I'm going to politely disagree. We should be afraid, but not the helpless feeling you describe, but an actionable, productive fear. The kind of fear that you feel when you see a kid too close to the edge of the stairs, or when you meet someone obviously dangerous. It needs to be a focusing fear, because we need to act now, and it's going to be an unpleasant process. We're not going to be able to vote or buy or donate our way out of this. We're going to need to be angry and loud. People aren't going to like it, and that's when we'll need our fear.
Most of us are afraid of conflict, or looking stupid, or making people angry, or getting made fun of, or even being arrested. We need to be more afraid of climate change so that we don't care, like a parent who sees their kid in trouble and just dives, without worrying about how stupid they're going to look after. We need to be afraid enough that the normal routines of our daily lives become intolerable, because those routines will be disrupted, whether we like it or not. The question is how we do it: We can do it now, which will suck, or when climate change comes for us, which will suck a lot more.
As for carbon capture, it's what I call a technological antisolution.
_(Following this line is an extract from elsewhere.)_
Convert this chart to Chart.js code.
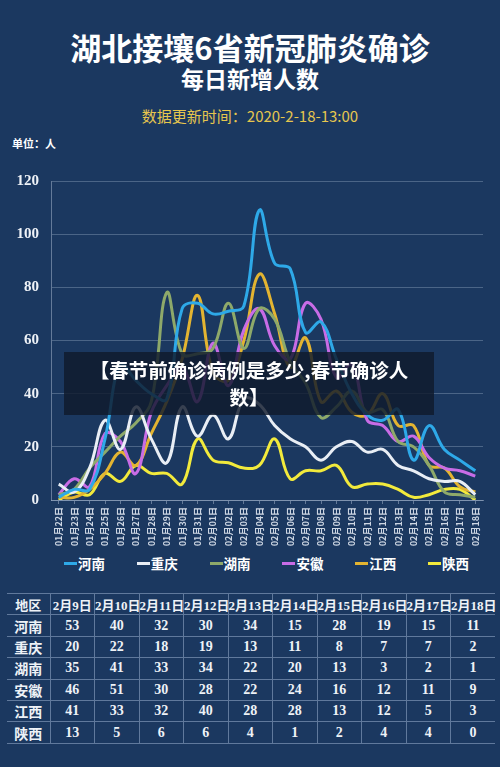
<!DOCTYPE html>
<html>
<head>
<meta charset="utf-8">
<script src="https://cdn.jsdelivr.net/npm/chart.js@4"></script>
<style>
  body { margin: 0; width: 500px; height: 767px; overflow: hidden; background: #1b3860; position: relative;
         font-family: "Noto Sans CJK SC", "Noto Sans", sans-serif; color: #fff; }
  .abs { position: absolute; }
  #title { top: 29px; left: 0; width: 500px; text-align: center; font-size: 31px; line-height: 36px; font-weight: 700; }
  #subtitle { top: 64px; left: 0; width: 500px; text-align: center; font-size: 23px; line-height: 28px; font-weight: 700; }
  #updated { top: 106px; left: 0; width: 500px; text-align: center; font-size: 15px; line-height: 20px; color: #e6c64e; }
  #unit { top: 136px; left: 12px; font-size: 11px; line-height: 14px; font-weight: 700; }
  #chartBox { top: 160px; left: 0; width: 500px; height: 390px; }
  #legend { top: 553px; left: 64px; display: flex; }
  #legend .item { width: 72.8px; display: flex; align-items: center; font-size: 13.5px; font-weight: 700; line-height: 20px; }
  #legend .mark { width: 13px; height: 3px; margin-right: 1px; }
  #overlay { top: 352px; left: 64px; width: 370px; height: 63px; background: rgba(16, 26, 44, 0.82);
             text-align: center; font-size: 19.5px; line-height: 27px; font-weight: 700; padding-top: 4px; box-sizing: border-box; }
  #tbl { top: 593px; left: 7px; width: 488px; border-collapse: collapse; table-layout: fixed; }
  #tbl td { height: 20.4px; padding: 0; text-align: center; border-top: 1px solid rgba(165,185,215,0.5);
            border-bottom: 1px solid rgba(165,185,215,0.5); border-left: 1px solid rgba(165,185,215,0.5);
            font-family: "Liberation Serif", "Noto Sans CJK SC", serif; font-weight: 700; font-size: 14px; white-space: nowrap; color: #eef2f7; }
  #tbl td:first-child { border-left: none; font-family: "Noto Sans CJK SC", sans-serif; font-size: 14px; }
  #tbl tr.head td { font-size: 13px; }
</style>
</head>
<body>
<div id="title" class="abs">湖北接壤6省新冠肺炎确诊</div>
<div id="subtitle" class="abs">每日新增人数</div>
<div id="updated" class="abs">数据更新时间：2020-2-18-13:00</div>
<div id="unit" class="abs">单位：人</div>
<div id="chartBox" class="abs"><canvas id="mainChart" width="500" height="390"></canvas></div>
<div id="legend" class="abs"></div>
<div id="overlay" class="abs">【春节前确诊病例是多少,春节确诊人<br>数】</div>
<table id="tbl" class="abs"></table>
<script>
    const dates = ['01月22日', '01月23日', '01月24日', '01月25日', '01月26日', '01月27日', '01月28日', '01月29日', '01月30日', '01月31日',
        '02月01日', '02月02日', '02月03日', '02月04日', '02月05日', '02月06日', '02月07日', '02月08日', '02月09日', '02月10日',
        '02月11日', '02月12日', '02月13日', '02月14日', '02月15日', '02月16日', '02月17日', '02月18日'];
    const provinces = ['河南', '重庆', '湖南', '安徽', '江西', '陕西'];
    const henan    = [1, 4, 4, 23, 51, 45, 40, 38, 72, 74, 70, 71, 73, 109, 89, 87, 63, 67, 53, 40, 32, 30, 34, 15, 28, 19, 15, 11];
    const chongqing = [6, 3, 12, 30, 19, 35, 23, 14, 35, 24, 32, 23, 38, 36, 28, 23, 20, 15, 20, 22, 18, 19, 13, 11, 8, 7, 7, 2];
    const hunan    = [2, 4, 12, 18, 24, 29, 37, 78, 55, 55, 57, 74, 57, 72, 68, 52, 44, 31, 35, 41, 33, 34, 22, 20, 13, 3, 2, 1];
    const anhui    = [2, 8, 5, 25, 22, 10, 33, 43, 50, 37, 59, 43, 64, 72, 58, 53, 74, 68, 46, 51, 30, 28, 22, 24, 16, 12, 11, 9];
    const jiangxi  = [1, 1, 4, 10, 18, 13, 25, 37, 53, 77, 48, 45, 60, 85, 70, 50, 61, 37, 41, 33, 32, 40, 28, 28, 13, 12, 5, 3];
    const shaanxi  = [0, 3, 2, 10, 7, 13, 10, 10, 6, 23, 15, 14, 12, 13, 23, 8, 11, 11, 13, 5, 6, 6, 4, 1, 2, 4, 4, 0];
    const yTicks = [0, 20, 40, 60, 80, 100, 120];
    const tableDays = ['2月9日', '2月10日', '2月11日', '2月12日', '2月13日', '2月14日', '2月15日', '2月16日', '2月17日', '2月18日'];

    const series = [henan, chongqing, hunan, anhui, jiangxi, shaanxi];
    const colors = ['#2ea9e8', '#e9eef5', '#8ea96a', '#c86ce6', '#e3b431', '#f2ea3c'];
    const gridColor = 'rgba(190, 205, 225, 0.3)';

    const mainChart = new Chart(document.getElementById('mainChart'), {
        type: 'line',
        data: {
            labels: dates,
            datasets: provinces.map((p, i) => ({
                label: p,
                data: series[i],
                borderColor: colors[i],
                backgroundColor: colors[i],
                borderWidth: 3,
                tension: 0.4,
                pointRadius: 0,
                fill: false
            }))
        },
        options: {
            responsive: false,
            animation: false,
            devicePixelRatio: 1,
            layout: { padding: { top: 17, right: 17, left: 0, bottom: 0 } },
            plugins: { legend: { display: false }, tooltip: { enabled: false } },
            scales: {
                y: {
                    min: yTicks[0], max: yTicks[yTicks.length - 1],
                    afterBuildTicks: s => { s.ticks = yTicks.map(v => ({ value: v })); },
                    afterFit: s => { s.width = 51; },
                    ticks: { color: '#eef2f7', padding: 12, font: { family: 'Liberation Serif', size: 15, weight: 'bold' } },
                    grid: { color: gridColor, drawTicks: false },
                    border: { color: 'rgba(190, 205, 225, 0.45)' }
                },
                x: {
                    offset: true,
                    afterFit: s => { s.height = 50; },
                    ticks: { autoSkip: false, maxRotation: 90, minRotation: 90, padding: 3, color: '#cdd6e3',
                             font: { family: 'Noto Sans CJK SC', size: 9, weight: 'bold' } },
                    grid: { drawOnChartArea: false, tickLength: 4, color: 'rgba(190, 205, 225, 0.45)' },
                    border: { color: 'rgba(190, 205, 225, 0.45)' }
                }
            }
        }
    });

    // html legend from the chart's own legend items
    const legendEl = document.getElementById('legend');
    Chart.defaults.plugins.legend.labels.generateLabels(mainChart).forEach(item => {
        const div = document.createElement('div');
        div.className = 'item';
        div.innerHTML = `<span class="mark" style="background:${item.strokeStyle}"></span>${item.text}`;
        legendEl.appendChild(div);
    });

    // table of the last 10 days
    const tbl = document.getElementById('tbl');
    let html = '<colgroup><col style="width:43px">' + tableDays.map(() => '<col style="width:44.5px">').join('') + '</colgroup>';
    html += '<tr class="head"><td>地区</td>' + tableDays.map(d => `<td>${d}</td>`).join('') + '</tr>';
    provinces.forEach((p, i) => {
        html += `<tr><td>${p}</td>` + series[i].slice(dates.length - tableDays.length).map(v => `<td>${v}</td>`).join('') + '</tr>';
    });
    tbl.innerHTML = html;
</script>
</body>
</html>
It's a technical solution to a political problem that is incapable of actually solving said problem, but instead monetizes it, and further entrenches existing power structures.
Here's what I mean -- look at the big new carbon capture thing that was making the news just recently:
It's a deal with none other than Exxon Mobile. Carbon capture only exists because it allows companies to profit off creating the problem and its "solution." Antisolutions maximize GDP in the climate emergency. They even admit it without realizing it. From the article:
Carbon capture is a big boys' game," said Peter McNally [...] "These are billion-dollar projects. It's big companies capturing large amounts of carbon. And big oil and gas companies are where the expertise is.
What a bizarre coincidence that our most well-funded "solution" to climate change relies on big oil companies!
edit: (accidentally hit save before finishing) as for concrete steps, we need to organize. That always has been and always will be the solution to politics. We need to get together, and we need to demand that things change. It's going to take marches, strikes, protests, walk-ins, sit-ins, boycotts, ...
If you want to see an example of how to actually challenge power, take a look at what organizers in Atlanta are doing to stop the city from cutting down their forest and replacing it with "cop city," a training ground for the increasingly militarized police. They've been fighting it off for a long time now, and they're showing us what works and what doesn't, and, importantly, how loud and obnoxious you have to make yourself for power to listen.